Since the sewer and its cover would have been built in metal and stronger concrete, I imagined they would survive the erosion. So I left the central sewer cover (and added some concrete under it too). Also, whatever had eroded the concrete wasn’t dangerous for life, otherwise the grass would have not grown there. I imagined some “weird mist” sprouting from the sewer to be the reason for life and concrete erosion. I drew the mist myself, and added a yellowish/greenish light to it. To make the this light “reflecting” around, I used the camera-raw plugin in Photoshop CC to alter the white balance of only the first “block” of the tunnel, leaving a colder look in the later blocks have a colder look.
In the following days I asked myself “what would live in such a place, and underground field, in a concrete hole, surrounded by a weird mist that seems to breed life?”. The answer was quite straightforward: insects would definitely live there. Among the many options, I decided butterflies were a good fit, so I looked for a “free butterfly template”, opened it with Cinema4D, and started tuning it to get to “my butterfly”. I applied a few changes, especially in how the insects would behave in the air, I applied an illumination that would match the scene, and let the butterfly go.

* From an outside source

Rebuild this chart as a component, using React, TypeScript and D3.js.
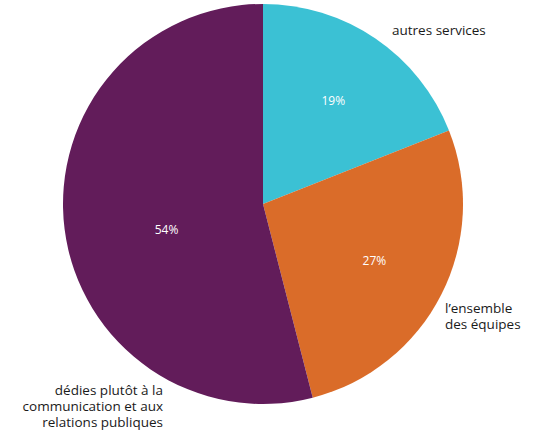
import React from 'react';
import * as d3 from 'd3';

const categories = ['autres services', "l’ensemble des équipes", 'dédies plutôt à la communication et aux relations publiques'];
const values = [19, 27, 54];
const colors = ['#3bc1d4', '#da6c29', '#621c5a'];
const outerLabels = [['autres services'], ['l’ensemble', 'des équipes'], ['dédies plutôt à la', 'communication et aux', 'relations publiques']];

const width = 539;
const height = 432;
const cx = 263;
const cy = 204;
const radius = 200;

// where the outer text sits (x, first baseline, anchor)
const outerPos: [number, number, string][] = [
  [392, 35, 'start'],
  [445, 313, 'start'],
  [163, 395, 'end'],
];
const pctRadius = [125, 125, 100];
const pctShift = [0, 0, -0.14];

export default function App() {
  const pie = d3.pie<number>().sort(null).value(d => d);
  const arcs = pie(values);
  const arc = d3.arc<d3.PieArcDatum<number>>().innerRadius(0).outerRadius(radius);

  return (
    <svg width={width} height={height} style={{ position: 'absolute', left: 0, top: 0 }}>
      <g transform={`translate(${cx},${cy})`}>
        {arcs.map((a, i) => (
          <path key={categories[i]} d={arc(a) || ''} fill={colors[i]} />
        ))}
        {arcs.map((a, i) => {
          const mid = (a.startAngle + a.endAngle) / 2 + pctShift[i];
          const x = Math.sin(mid) * pctRadius[i];
          const y = -Math.cos(mid) * pctRadius[i];
          return (
            <text key={'p' + i} x={x} y={y} dy="0.35em" textAnchor="middle" fill="#fff"
              fontFamily="'Open Sans', sans-serif" fontSize={12}>
              {values[i]}%
            </text>
          );
        })}
      </g>
      {outerLabels.map((lines, i) =>
        lines.map((t, j) => (
          <text key={'l' + i + '-' + j} x={outerPos[i][0]} y={outerPos[i][1] + j * 16}
            textAnchor={outerPos[i][2] as any}
            fill="#1a1a1a" fontFamily="'Open Sans', sans-serif" fontSize={13.5}>
            {t}
          </text>
        ))
      )}
    </svg>
  );
}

When I liked the pattern, I froze them and imported them in Photoshop, where thanks to the use of the alpha-channel it was super quick and easy to mask the butterflies. Wherever I would put a butterfly on the ground, I would drew its shadow. The rest of them, I just let them fly.

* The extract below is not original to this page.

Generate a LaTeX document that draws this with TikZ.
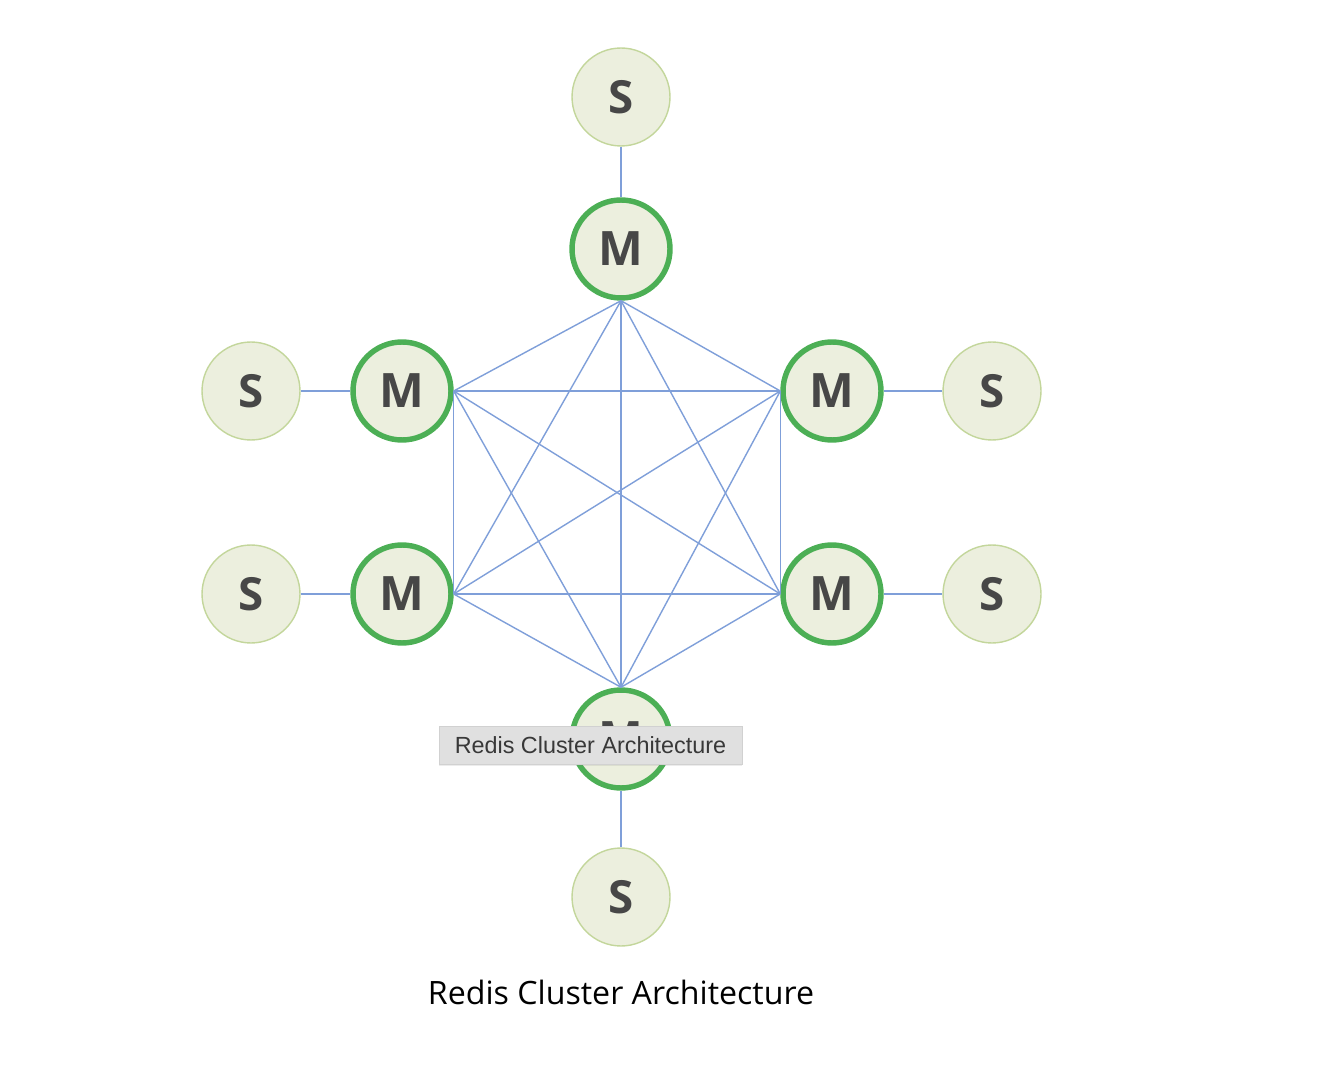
\documentclass[tikz,border=0pt]{standalone}
\usepackage{fontspec}
\setmainfont{Open Sans}
\newfontfamily\tipfont{Liberation Sans}
\usepackage{tikz}
\usetikzlibrary{positioning}
\usetikzlibrary{shadows}
\usepackage{xcolor}
\definecolor{nodefill}{HTML}{ECEFDE}
\definecolor{slaveline}{HTML}{C3D69B}
\definecolor{masterline}{HTML}{4CAF55}
\definecolor{meshblue}{HTML}{7F9FD9}
\definecolor{lettergray}{HTML}{474747}
\tikzset{
	every node/.style={align=center},
	master/.style={circle, draw=masterline, line width=3.1pt, fill=nodefill, minimum size=1.96cm, inner sep=0pt, text=lettergray, font=\fontsize{27}{27}\selectfont\bfseries},
	slave/.style={circle, draw=slaveline, line width=0.8pt, fill=nodefill, minimum size=1.96cm, inner sep=0pt, text=lettergray, font=\fontsize{26}{26}\selectfont\bfseries},
	mesh/.style={draw=meshblue, line width=0.8pt},
	tip/.style={rectangle, draw=black!18, fill=black!12, line width=0.5pt, minimum width=6.06cm, minimum height=0.76cm, text=black!78, font=\tipfont\fontsize{13.3}{14}\selectfont, drop shadow={opacity=0.15, shadow xshift=0pt, shadow yshift=-1.2pt}}
}

\begin{document}
\begin{tikzpicture}[x=0.02cm, y=-0.02cm]
	\useasboundingbox (0, 0) rectangle (1334, 1070);

	% masters
	\node[master] (mt) at (621, 249) {M};
	\node[master] (mlu) at (402, 391) {M};
	\node[master] (mru) at (832, 391) {M};
	\node[master] (mll) at (402, 594) {M};
	\node[master] (mrl) at (832, 594) {M};
	\node[master] (mb) at (621, 739) {M};

	% slaves
	\node[slave] (st) at (621, 97) {S};
	\node[slave] (slu) at (251, 391) {S};
	\node[slave] (sru) at (992, 391) {S};
	\node[slave] (sll) at (251, 594) {S};
	\node[slave] (srl) at (992, 594) {S};
	\node[slave] (sb) at (621, 897) {S};

	% master to slave
	\path[mesh] (st) edge (mt);
	\path[mesh] (slu) edge (mlu);
	\path[mesh] (mru) edge (sru);
	\path[mesh] (sll) edge (mll);
	\path[mesh] (mrl) edge (srl);
	\path[mesh] (mb) edge (sb);

	% master mesh
	\path[mesh] (mt.south) edge (mlu.east);
	\path[mesh] (mt.south) edge (mru.west);
	\path[mesh] (mt.south) edge (mll.east);
	\path[mesh] (mt.south) edge (mrl.west);
	\path[mesh] (mt.south) edge (mb.north);
	\path[mesh] (mlu.east) edge (mru.west);
	\path[mesh] (mlu.east) edge (mll.east);
	\path[mesh] (mlu.east) edge (mrl.west);
	\path[mesh] (mlu.east) edge (mb.north);
	\path[mesh] (mru.west) edge (mll.east);
	\path[mesh] (mru.west) edge (mrl.west);
	\path[mesh] (mru.west) edge (mb.north);
	\path[mesh] (mll.east) edge (mrl.west);
	\path[mesh] (mll.east) edge (mb.north);
	\path[mesh] (mrl.west) edge (mb.north);

	% tooltip and caption
	\node[tip] (tooltip) at (590.5, 745) {Redis Cluster Architecture};
	\node[font=\fontsize{18.3}{20}\selectfont] (caption) at (621, 992) {Redis Cluster Architecture};
\end{tikzpicture}
\end{document}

At this point I thought “what a lovely corner, I bet sensible and romantic girls would enjoy visiting it”. And as quick as the idea came along, I wanted a girl in the scene. The problem was, in the real world summer had arrived and the light in the underground parking was now terribly different! I needed to test how a girl would have looked in the scene, before looking for any other solutions. I used Photo Light Pro, a software designed for testing lighting schemes in a virtual studio on a multitude of virtual models. I opted for a virtual girls sitting in a romantic pose, placed the light accordingly to the scene, added an extra light to even the green screen, and took the very same shot I would have taken in my studio. And as such, I imported it in Photoshop CC and used the “selective colour” masking to remove the green screen while keeping the girl.

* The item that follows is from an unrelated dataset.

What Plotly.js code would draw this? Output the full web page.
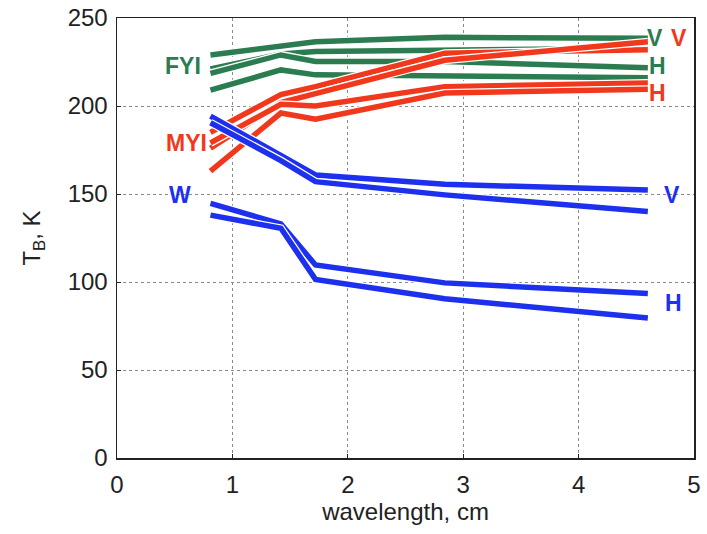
<!DOCTYPE html>
<html>
<head>
<meta charset="utf-8">
<script src="https://cdn.plot.ly/plotly-3.0.1.min.js"></script>
<style>html,body{margin:0;padding:0;background:#fff;}#chart{width:707px;height:534px;}</style>
</head>
<body>
<div id="chart"></div>
<script>
// wavelength, cm
const wavelength = [0.81, 1.42, 1.72, 2.84, 4.6];

// FYI (first-year ice)
const fyiV1 = [229, 234.5, 236.5, 239, 238.5];
const fyiV2 = [221, 229.5, 231, 232, 232.8];
const fyiH1 = [218.5, 229, 225.3, 225.3, 221.7];
const fyiH2 = [209, 220.5, 217.7, 217.3, 216];

// MYI (multi-year ice)
const myiV1 = [185, 206.5, 211, 230, 232];
const myiV2 = [176, 202, 207, 226, 236.5];
const myiH1 = [179, 201, 200, 211, 213];
const myiH2 = [163, 196, 192.5, 207.4, 209.5];

// W (water)
const wV1 = [194.3, 172, 160.8, 155.5, 152.3];
const wV2 = [190.5, 169, 157, 149.5, 140];
const wH1 = [144.7, 133, 109.7, 99.5, 93.5];
const wH2 = [138, 130.5, 101.5, 90.5, 79.5];

const GREEN = '#2b7c50', RED = '#f2381c', BLUE = '#1c30ee';

const series = [
  [fyiV1, GREEN], [fyiV2, GREEN], [fyiH1, GREEN], [fyiH2, GREEN],
  [myiV1, RED], [myiV2, RED], [myiH1, RED], [myiH2, RED],
  [wV1, BLUE], [wV2, BLUE], [wH1, BLUE], [wH2, BLUE]
];

const traces = [];
series.forEach(([ys, c]) => {
  traces.push({x: wavelength, y: ys, mode: 'lines', line: {color: '#ffffff', width: 8}, hoverinfo: 'skip', showlegend: false});
  traces.push({x: wavelength, y: ys, mode: 'lines', line: {color: c, width: 5.5}, showlegend: false});
});

// labels
const labelText = ['FYI', 'MYI', 'W', 'V', 'V', 'H', 'H', 'V', 'H'];
const labelX    = [0.57, 0.60, 0.55, 4.66, 4.87, 4.68, 4.68, 4.81, 4.82];
const labelY    = [222.5, 179, 149.5, 238.8, 238.8, 222.8, 207.6, 149.5, 88];
const labelCol  = [GREEN, RED, BLUE, GREEN, RED, GREEN, RED, BLUE, BLUE];

const FONT = 'Liberation Sans, Arial, sans-serif';

const annotations = labelText.map((t, i) => ({
  x: labelX[i], y: labelY[i], xref: 'x', yref: 'y', text: '<b>' + t + '</b>',
  showarrow: false, borderpad: 0, font: {family: FONT, size: 23, color: labelCol[i]}
}));

const axisCommon = {
  showline: true, linecolor: '#222', linewidth: 1.5, mirror: true,
  showgrid: true, gridcolor: '#8a8a8a', griddash: 'dot', gridwidth: 1,
  zeroline: false, ticks: 'inside', ticklen: 4, tickcolor: '#222',
  tickfont: {family: FONT, size: 24, color: '#222'}
};

const layout = {
  width: 707, height: 534,
  margin: {l: 117, r: 13, t: 18, b: 76},
  paper_bgcolor: '#fff', plot_bgcolor: '#fff',
  showlegend: false,
  xaxis: Object.assign({}, axisCommon, {
    range: [0, 5], tickvals: [0, 1, 2, 3, 4, 5], ticktext: ['0', '1', '2', '3', '4', '5'],
    ticklabelstandoff: 5,
    title: {text: 'wavelength, cm', standoff: 5, font: {family: FONT, size: 24, color: '#222'}}
  }),
  yaxis: Object.assign({}, axisCommon, {
    range: [0, 250], tickvals: [0, 50, 100, 150, 200, 250], ticktext: ['0', '50', '100', '150', '200', '250'],
    ticklabelstandoff: 3,
    title: {text: 'T<sub>B</sub>, K', standoff: 20, font: {family: FONT, size: 24, color: '#222'}}
  }),
  annotations: annotations
};

Plotly.newPlot('chart', traces, layout, {displayModeBar: false, staticPlot: true});
</script>
</body>
</html>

I loved it. That was it. I could have almost stayed with the virtual girl if it wasn’t for the awful max-resolution of 1024×768 and the lack of textures of the virtual model. Instead, I called a beautiful model I had the pleasure to work before, Francesca Polverini, which I knew looked quite close to the virtual model, and went for “the real thing”. On a real studio. Under real lights. The X100T, set as the previous shots, with the teleconverter, a tripod, and a flash trigger, proved to be up to the task, cause it let me get exactly what I was looking for.
I find the final image to be the romantic/dystopic/dream-like scene that had been forming in my mind, or that I had been chasing in my memories, for the last couple of months. There’s this girl, we don’t know who she is or why she’s there, but her posture tells us she enjoys the place and its quietness. She doesn’t feel in danger, nor she seems to feel the oddity of the place. Which might mean she knows it, that she’s already been there. In a dream, in her life, I don’t know, but I like her and feel somehow connected. And, mostly, I really love how the X100T helped me getting to this place to finally meet her.